### Exercise details
Print, exactly and with both ends included, the lines below that run from the one containing "Rebuild this chart" to the one containing "seeds = [2.85, 3.00, 3.18, 3.40, 2.80, 3.70, 4.105]". Pictures are omitted.

### Record excerpts
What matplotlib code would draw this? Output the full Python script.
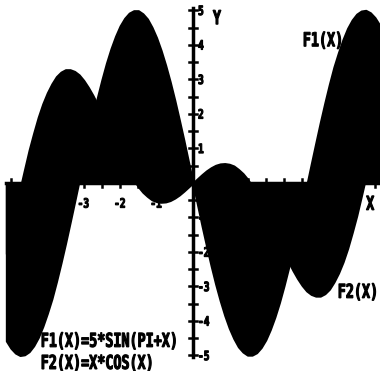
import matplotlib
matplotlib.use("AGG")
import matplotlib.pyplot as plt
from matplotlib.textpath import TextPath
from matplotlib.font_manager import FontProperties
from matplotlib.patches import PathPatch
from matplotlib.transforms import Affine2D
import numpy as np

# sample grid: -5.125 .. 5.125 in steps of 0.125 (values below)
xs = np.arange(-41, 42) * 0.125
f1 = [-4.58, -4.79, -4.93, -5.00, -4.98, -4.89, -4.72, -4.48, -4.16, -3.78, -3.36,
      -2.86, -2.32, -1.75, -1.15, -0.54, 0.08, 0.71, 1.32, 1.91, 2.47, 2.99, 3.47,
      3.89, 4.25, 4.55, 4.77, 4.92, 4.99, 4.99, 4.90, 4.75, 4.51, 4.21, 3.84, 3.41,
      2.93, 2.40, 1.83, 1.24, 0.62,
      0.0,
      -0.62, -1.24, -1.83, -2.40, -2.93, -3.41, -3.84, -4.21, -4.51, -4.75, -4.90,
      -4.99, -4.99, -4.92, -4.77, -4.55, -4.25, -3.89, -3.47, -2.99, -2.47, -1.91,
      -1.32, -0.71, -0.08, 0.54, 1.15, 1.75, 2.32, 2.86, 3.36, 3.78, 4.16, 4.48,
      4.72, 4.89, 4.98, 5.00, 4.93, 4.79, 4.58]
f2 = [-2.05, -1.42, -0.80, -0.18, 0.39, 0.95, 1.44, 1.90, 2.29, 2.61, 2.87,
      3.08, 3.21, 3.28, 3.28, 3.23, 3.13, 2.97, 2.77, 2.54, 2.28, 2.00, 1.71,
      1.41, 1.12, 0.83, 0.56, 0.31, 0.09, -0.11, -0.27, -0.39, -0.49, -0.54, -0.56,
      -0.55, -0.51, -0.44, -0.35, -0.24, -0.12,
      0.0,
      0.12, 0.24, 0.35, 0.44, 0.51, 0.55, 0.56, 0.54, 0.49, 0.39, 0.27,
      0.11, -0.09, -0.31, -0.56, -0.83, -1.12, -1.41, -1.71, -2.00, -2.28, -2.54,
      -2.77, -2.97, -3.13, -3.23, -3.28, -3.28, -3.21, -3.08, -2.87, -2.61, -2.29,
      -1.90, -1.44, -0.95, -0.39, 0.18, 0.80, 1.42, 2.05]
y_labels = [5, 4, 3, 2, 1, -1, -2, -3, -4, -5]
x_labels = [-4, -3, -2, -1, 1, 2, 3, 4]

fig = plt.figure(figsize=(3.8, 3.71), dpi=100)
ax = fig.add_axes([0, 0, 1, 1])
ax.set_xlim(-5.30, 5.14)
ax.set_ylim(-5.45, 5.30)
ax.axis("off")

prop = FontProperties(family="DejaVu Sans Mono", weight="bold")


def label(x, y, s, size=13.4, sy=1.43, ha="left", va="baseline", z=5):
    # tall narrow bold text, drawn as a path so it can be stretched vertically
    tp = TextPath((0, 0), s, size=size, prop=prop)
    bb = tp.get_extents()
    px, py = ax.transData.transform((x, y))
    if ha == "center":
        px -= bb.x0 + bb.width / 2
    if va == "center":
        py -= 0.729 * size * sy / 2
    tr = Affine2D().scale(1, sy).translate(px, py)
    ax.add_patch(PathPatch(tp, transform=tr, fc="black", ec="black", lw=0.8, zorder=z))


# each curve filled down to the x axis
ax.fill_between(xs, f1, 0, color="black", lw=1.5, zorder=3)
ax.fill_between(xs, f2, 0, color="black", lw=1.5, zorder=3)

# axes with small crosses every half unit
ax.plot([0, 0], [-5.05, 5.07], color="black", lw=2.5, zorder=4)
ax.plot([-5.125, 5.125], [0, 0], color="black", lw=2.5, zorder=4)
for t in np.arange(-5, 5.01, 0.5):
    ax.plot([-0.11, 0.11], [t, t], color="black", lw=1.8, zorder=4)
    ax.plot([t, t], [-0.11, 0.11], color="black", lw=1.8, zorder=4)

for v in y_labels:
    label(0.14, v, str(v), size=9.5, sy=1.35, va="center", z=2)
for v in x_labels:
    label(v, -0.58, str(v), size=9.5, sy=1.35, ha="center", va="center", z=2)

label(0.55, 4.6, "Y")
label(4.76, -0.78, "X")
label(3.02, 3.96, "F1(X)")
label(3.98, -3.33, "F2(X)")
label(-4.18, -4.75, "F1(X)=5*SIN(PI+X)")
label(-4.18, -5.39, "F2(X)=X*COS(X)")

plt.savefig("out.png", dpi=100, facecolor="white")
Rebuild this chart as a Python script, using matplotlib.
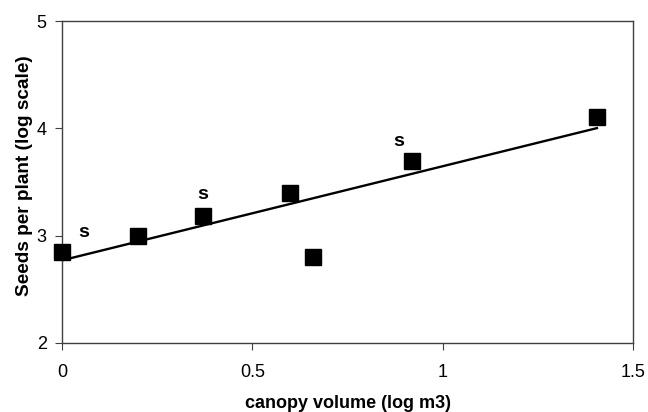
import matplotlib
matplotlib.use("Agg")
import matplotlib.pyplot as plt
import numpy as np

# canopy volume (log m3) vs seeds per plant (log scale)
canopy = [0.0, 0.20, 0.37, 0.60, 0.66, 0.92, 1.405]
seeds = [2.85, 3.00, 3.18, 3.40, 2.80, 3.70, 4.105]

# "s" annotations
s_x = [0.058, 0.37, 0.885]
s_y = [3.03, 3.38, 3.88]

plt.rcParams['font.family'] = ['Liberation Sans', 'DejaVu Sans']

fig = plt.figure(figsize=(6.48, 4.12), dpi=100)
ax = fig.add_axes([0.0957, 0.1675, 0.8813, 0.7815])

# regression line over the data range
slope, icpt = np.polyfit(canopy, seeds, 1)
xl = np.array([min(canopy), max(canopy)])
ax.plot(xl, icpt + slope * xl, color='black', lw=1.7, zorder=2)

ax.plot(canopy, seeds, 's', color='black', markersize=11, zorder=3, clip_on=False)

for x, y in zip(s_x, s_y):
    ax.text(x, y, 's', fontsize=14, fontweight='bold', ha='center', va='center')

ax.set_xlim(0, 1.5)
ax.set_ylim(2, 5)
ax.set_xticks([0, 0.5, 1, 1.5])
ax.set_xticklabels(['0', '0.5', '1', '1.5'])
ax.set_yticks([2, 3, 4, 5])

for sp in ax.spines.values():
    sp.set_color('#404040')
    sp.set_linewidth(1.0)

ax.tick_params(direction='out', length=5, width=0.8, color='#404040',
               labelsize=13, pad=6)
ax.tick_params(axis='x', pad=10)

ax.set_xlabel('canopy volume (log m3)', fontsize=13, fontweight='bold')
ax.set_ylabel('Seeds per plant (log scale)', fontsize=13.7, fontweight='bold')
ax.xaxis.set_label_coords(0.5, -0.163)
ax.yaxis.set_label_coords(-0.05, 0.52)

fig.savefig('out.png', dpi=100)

* * *

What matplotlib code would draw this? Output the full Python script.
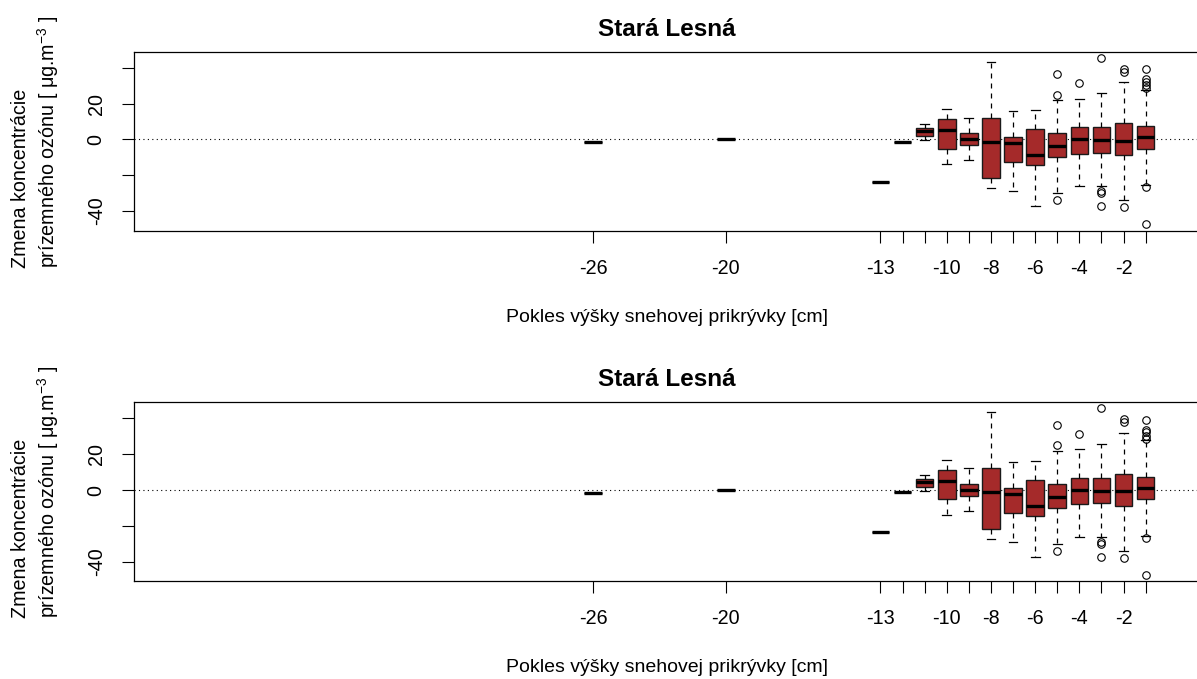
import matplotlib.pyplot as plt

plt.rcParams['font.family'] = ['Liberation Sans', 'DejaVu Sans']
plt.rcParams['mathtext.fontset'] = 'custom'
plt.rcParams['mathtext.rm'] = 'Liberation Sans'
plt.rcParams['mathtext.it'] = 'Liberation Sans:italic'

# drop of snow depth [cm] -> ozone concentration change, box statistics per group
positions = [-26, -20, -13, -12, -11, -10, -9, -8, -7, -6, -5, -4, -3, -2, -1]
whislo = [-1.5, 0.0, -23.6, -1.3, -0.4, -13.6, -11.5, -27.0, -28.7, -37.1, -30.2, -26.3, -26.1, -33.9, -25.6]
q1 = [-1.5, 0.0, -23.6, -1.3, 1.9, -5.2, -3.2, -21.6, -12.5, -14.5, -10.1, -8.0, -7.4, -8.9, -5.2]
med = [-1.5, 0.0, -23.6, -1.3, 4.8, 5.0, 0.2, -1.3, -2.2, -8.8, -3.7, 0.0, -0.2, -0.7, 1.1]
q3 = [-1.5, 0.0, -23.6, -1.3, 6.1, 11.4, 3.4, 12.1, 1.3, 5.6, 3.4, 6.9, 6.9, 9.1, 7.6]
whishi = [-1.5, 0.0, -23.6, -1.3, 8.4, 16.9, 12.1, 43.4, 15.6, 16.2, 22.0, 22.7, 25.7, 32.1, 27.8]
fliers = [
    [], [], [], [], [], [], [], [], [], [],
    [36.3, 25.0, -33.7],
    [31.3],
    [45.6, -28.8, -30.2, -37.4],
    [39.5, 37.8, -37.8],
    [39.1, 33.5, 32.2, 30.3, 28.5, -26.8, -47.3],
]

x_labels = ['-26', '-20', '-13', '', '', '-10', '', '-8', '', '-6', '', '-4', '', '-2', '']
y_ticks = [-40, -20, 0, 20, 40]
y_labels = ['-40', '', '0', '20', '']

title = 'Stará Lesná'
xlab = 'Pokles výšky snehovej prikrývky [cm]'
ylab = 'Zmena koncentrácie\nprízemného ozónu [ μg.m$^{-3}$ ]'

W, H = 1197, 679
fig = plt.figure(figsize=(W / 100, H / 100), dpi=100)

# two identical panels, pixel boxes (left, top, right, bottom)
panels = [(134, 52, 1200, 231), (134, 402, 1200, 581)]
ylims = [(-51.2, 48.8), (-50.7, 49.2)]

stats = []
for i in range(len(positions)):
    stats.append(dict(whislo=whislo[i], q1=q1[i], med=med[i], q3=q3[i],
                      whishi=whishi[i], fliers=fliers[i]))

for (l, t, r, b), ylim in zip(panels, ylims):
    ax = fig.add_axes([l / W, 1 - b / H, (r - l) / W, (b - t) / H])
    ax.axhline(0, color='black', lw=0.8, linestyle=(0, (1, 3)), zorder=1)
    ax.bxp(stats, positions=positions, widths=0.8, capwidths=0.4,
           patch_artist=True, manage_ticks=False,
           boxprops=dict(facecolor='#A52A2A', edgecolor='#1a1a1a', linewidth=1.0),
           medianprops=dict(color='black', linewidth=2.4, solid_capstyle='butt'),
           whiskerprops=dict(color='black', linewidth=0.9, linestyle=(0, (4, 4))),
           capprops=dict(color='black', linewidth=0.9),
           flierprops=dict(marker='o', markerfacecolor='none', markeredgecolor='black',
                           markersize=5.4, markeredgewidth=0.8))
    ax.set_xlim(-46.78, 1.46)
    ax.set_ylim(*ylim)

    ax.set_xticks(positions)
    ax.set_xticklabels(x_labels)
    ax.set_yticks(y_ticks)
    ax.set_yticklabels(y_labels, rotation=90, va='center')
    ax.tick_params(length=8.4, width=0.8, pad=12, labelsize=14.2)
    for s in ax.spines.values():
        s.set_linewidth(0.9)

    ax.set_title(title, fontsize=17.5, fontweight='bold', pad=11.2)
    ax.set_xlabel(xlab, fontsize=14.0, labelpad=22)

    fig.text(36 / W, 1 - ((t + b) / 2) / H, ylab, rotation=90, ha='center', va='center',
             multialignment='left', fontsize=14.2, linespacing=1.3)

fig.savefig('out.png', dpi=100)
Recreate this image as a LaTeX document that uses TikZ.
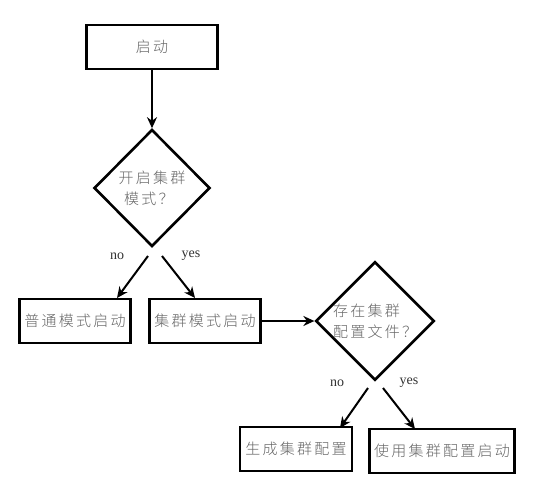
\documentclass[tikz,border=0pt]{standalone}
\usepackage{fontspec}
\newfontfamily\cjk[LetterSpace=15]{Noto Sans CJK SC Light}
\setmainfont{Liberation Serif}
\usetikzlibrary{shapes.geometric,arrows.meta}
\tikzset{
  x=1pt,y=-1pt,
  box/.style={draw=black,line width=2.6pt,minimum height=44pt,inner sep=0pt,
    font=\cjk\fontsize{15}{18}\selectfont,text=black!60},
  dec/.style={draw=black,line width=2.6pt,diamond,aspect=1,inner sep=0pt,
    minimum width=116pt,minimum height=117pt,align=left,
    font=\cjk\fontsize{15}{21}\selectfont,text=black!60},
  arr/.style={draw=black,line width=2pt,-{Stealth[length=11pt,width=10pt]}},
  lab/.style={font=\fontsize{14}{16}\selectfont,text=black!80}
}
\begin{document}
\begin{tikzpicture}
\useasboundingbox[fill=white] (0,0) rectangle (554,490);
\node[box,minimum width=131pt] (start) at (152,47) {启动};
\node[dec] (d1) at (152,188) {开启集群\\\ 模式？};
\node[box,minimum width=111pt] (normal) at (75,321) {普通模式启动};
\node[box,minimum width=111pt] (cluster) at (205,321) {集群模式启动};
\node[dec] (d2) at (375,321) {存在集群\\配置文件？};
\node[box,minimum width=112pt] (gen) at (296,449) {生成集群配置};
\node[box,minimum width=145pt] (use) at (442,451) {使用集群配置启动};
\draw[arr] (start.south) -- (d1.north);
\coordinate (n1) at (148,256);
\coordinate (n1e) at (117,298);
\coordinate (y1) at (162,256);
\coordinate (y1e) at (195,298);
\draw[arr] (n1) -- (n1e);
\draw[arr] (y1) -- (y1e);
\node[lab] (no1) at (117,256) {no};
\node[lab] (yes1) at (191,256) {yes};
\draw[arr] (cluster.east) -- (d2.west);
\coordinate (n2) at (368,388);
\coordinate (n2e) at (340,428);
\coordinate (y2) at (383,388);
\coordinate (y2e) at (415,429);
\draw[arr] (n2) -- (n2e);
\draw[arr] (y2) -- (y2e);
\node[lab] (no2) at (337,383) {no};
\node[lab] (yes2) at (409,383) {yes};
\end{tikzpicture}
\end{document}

--

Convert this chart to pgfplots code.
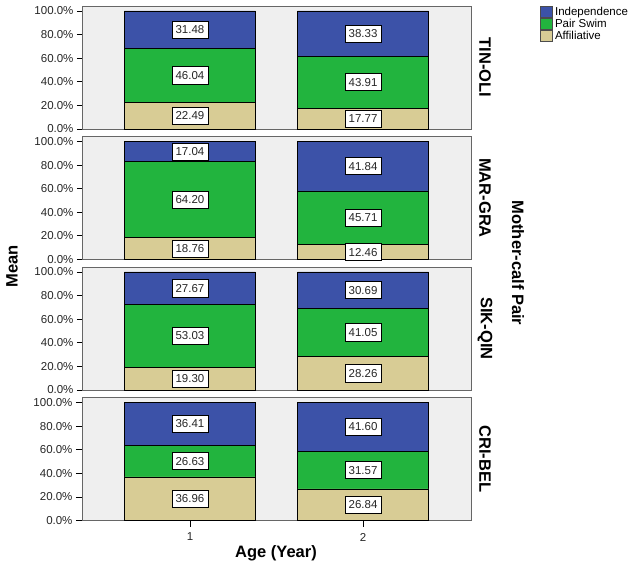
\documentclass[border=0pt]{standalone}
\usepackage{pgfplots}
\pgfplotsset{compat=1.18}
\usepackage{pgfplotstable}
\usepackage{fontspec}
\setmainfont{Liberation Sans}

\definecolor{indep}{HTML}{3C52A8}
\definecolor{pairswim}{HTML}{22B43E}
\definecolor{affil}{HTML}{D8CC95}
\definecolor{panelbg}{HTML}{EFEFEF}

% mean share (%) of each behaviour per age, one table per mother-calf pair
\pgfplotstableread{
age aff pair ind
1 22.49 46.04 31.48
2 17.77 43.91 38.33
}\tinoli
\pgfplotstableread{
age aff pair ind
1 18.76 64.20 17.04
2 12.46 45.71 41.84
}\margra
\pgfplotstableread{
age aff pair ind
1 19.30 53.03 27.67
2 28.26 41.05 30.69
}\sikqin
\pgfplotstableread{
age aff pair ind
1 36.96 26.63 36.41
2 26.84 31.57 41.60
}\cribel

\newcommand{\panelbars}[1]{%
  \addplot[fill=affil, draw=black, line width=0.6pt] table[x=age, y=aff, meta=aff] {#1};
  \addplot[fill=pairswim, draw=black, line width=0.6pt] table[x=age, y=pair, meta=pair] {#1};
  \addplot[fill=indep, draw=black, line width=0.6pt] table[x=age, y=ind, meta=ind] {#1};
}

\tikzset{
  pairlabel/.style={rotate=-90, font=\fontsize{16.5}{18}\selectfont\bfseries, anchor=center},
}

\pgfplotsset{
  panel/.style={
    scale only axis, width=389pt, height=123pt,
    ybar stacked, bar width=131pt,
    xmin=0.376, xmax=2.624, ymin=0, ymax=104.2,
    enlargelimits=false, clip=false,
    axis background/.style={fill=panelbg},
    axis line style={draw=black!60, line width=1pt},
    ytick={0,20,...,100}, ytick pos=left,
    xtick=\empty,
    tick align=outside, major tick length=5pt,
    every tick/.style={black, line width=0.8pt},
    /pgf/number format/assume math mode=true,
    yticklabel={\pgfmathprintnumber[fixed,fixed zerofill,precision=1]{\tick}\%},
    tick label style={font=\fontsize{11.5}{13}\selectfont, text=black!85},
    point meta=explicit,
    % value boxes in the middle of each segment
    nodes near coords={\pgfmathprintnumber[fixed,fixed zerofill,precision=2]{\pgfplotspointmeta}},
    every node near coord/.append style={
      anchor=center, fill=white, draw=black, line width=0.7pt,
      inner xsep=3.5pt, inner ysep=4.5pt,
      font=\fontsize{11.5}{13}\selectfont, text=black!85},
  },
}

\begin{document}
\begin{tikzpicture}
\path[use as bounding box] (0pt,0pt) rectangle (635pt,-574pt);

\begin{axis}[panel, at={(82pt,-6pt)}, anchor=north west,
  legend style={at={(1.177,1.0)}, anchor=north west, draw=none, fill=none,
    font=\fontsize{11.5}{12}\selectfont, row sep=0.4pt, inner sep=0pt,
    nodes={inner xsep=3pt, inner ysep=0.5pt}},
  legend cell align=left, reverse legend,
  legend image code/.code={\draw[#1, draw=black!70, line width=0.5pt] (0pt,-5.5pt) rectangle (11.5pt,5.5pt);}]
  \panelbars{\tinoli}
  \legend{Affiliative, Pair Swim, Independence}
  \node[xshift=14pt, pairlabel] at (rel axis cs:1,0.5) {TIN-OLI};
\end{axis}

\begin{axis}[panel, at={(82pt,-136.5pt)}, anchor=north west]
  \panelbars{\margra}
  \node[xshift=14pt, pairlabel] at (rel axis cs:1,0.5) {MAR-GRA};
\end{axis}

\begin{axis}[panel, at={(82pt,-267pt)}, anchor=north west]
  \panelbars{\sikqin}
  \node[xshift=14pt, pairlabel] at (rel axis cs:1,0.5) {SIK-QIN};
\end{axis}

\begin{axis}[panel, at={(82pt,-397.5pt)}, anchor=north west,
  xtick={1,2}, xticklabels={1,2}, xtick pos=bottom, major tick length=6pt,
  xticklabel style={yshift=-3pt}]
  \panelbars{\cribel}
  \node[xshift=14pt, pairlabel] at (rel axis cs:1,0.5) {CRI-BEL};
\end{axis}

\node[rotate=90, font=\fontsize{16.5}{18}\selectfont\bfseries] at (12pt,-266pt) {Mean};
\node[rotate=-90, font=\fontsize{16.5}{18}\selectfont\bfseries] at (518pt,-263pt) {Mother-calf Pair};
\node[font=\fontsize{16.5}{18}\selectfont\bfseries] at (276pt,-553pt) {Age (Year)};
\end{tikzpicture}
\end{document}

### Task response
Rebuild this chart as a Python script, using matplotlib.
import matplotlib
matplotlib.use("Agg")
import matplotlib.pyplot as plt
import numpy as np

# canopy volume (log m3) vs seeds per plant (log scale)
canopy = [0.0, 0.20, 0.37, 0.60, 0.66, 0.92, 1.405]
seeds = [2.85, 3.00, 3.18, 3.40, 2.80, 3.70, 4.105]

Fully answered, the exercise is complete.